New South Wales River Systems In Severe Decline As Drought Continues
New South Wales River Systems In Severe Decline As Drought Continues

$2b government water loan fund hasn’t given a cent

Not a single cent has been spent from the federal government's two billion dollar loan scheme to help state governments build water infrastructure since it began.

In the midst of a crippling drought, the National Water Infrastructure Loan Facility has not received any applications from states or territories seeking to build water infrastructure to boost farm production and secure water supplies, officials have confirmed in senate estimates.

The Daily Telegraph understands the fund, administered by the Regional Investment Corporation, would be used to loan the NSW government 25 per cent of the cost of three critical dam projects announced earlier this month, but no application has been processed yet.


Launched in July last year, the facility offers low-interest loans of $10 million or more to governments, but this week RIC chief executive Bruce King told estimates no money had gone out the door.

"We currently have no loans under the National Water Loan Infrastructure Facility," he said.

Labor's water spokeswoman Terri Butler said desperate communities in drought were being failed by a "central plank" of the government's water infrastructure agenda.

"The Morrison Government's drought and water security credibility is in tatters," she said.
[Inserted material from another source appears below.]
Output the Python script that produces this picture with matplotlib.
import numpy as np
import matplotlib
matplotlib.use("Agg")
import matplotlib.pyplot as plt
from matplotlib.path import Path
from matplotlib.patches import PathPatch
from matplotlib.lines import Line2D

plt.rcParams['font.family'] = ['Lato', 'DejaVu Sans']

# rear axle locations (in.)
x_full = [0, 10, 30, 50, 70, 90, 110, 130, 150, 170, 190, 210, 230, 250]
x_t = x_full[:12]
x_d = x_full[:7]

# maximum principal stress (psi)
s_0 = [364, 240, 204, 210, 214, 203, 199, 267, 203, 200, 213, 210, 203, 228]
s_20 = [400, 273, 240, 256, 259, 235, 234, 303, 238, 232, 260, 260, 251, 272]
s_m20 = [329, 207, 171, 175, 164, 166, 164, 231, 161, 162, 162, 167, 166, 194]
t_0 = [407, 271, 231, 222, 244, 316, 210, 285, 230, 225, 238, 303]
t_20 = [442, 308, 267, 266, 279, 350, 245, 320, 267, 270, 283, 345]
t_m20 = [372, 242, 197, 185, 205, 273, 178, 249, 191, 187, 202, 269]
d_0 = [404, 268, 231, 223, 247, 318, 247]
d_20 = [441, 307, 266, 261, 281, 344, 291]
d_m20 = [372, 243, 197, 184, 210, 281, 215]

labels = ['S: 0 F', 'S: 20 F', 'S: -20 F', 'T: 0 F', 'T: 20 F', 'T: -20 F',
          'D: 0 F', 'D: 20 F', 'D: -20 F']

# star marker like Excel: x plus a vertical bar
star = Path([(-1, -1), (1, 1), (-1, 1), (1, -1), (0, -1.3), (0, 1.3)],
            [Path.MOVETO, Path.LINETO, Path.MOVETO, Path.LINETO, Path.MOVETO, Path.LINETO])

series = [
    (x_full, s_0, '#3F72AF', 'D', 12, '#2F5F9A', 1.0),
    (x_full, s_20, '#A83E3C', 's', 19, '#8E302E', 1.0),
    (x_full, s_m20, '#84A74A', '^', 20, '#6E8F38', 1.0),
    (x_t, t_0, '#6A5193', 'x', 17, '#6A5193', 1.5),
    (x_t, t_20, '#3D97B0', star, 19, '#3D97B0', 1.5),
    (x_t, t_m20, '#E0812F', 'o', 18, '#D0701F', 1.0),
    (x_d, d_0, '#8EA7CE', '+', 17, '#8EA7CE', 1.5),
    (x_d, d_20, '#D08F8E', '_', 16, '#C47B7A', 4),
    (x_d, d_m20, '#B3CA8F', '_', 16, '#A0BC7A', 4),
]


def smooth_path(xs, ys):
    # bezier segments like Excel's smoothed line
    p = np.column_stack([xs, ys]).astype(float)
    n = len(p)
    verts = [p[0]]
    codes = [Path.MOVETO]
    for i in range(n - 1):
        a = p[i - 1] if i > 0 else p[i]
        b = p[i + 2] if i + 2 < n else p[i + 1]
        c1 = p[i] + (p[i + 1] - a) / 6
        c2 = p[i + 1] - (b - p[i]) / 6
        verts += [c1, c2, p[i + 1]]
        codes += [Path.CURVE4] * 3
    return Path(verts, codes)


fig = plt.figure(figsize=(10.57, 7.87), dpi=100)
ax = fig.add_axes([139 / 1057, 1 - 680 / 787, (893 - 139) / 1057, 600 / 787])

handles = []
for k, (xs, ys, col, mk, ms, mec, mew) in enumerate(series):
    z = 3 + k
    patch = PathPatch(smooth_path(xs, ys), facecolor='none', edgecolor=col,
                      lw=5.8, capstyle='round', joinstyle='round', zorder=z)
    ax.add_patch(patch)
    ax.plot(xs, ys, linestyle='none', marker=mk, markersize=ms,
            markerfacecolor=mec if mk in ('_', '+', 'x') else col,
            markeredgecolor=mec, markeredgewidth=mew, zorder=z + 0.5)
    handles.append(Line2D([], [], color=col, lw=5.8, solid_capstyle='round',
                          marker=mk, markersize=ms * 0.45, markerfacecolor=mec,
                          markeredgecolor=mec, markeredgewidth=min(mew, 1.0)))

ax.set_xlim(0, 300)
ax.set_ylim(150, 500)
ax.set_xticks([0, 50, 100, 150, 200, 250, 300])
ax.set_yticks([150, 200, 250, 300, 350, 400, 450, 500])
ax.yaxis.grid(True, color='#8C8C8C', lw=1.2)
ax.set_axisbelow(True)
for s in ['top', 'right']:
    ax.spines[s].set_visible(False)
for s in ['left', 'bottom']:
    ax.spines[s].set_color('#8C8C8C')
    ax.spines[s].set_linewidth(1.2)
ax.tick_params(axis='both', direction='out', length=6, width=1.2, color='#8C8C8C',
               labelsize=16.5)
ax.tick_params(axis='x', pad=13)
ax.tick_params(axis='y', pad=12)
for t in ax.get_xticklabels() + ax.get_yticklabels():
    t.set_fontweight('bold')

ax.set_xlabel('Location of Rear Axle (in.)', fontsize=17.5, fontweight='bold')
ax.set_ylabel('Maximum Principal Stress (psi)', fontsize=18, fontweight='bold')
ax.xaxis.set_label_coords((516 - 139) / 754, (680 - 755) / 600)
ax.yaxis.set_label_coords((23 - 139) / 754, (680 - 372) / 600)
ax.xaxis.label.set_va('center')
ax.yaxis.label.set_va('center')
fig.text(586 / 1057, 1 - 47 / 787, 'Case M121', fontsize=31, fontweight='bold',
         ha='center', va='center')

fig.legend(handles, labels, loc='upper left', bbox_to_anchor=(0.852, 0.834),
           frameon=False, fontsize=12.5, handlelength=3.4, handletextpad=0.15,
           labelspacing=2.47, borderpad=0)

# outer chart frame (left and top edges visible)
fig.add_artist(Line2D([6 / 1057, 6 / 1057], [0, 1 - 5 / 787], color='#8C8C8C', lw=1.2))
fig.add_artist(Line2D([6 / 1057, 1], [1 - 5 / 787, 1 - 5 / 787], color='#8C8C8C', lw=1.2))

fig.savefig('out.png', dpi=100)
"There appears to be no start date, no completion date and no plan for the Government on their key water announcements."

A spokesman for the RIC said in light of the lack of applications the loan conditions would be changed to encourage governments to make use of the funds.

"Our priority has been talking to state and territories governments and project proponents to understand their finance needs and where our water infrastructure loans can best help," he said.

"We're working with the government to make our loan settings more efficient and expect more interest in our water infrastructure loans once these changes are made."

The loan facility is expected to provide about $250 million to the NSW government to build dams at Dungowan and Wyangala, and explore a project at the Upper Mole River.

During estimates it was also revealed the RIC has approved 272 loans to farmers, of which 234 were for drought, while 64 applications were rejected.

It comes as the National Farmers Federation released its recommendations for dealing with current and future droughts after handing its report to the government last week.

Earlier this month Drought Minister David Littleproud said the government had "held off" producing a full response to a report it commissioned from the Co-ordinator General for Drought Major General Stephen Day waiting for the NFF to finish its policy.

But yesterday Mr Littleproud could not say when the government's response to either plan for dealing with the drought would be released.

"Cabinet is considering Major General Day's report. We will respond to Major General Day's report and the NFF's report in due course."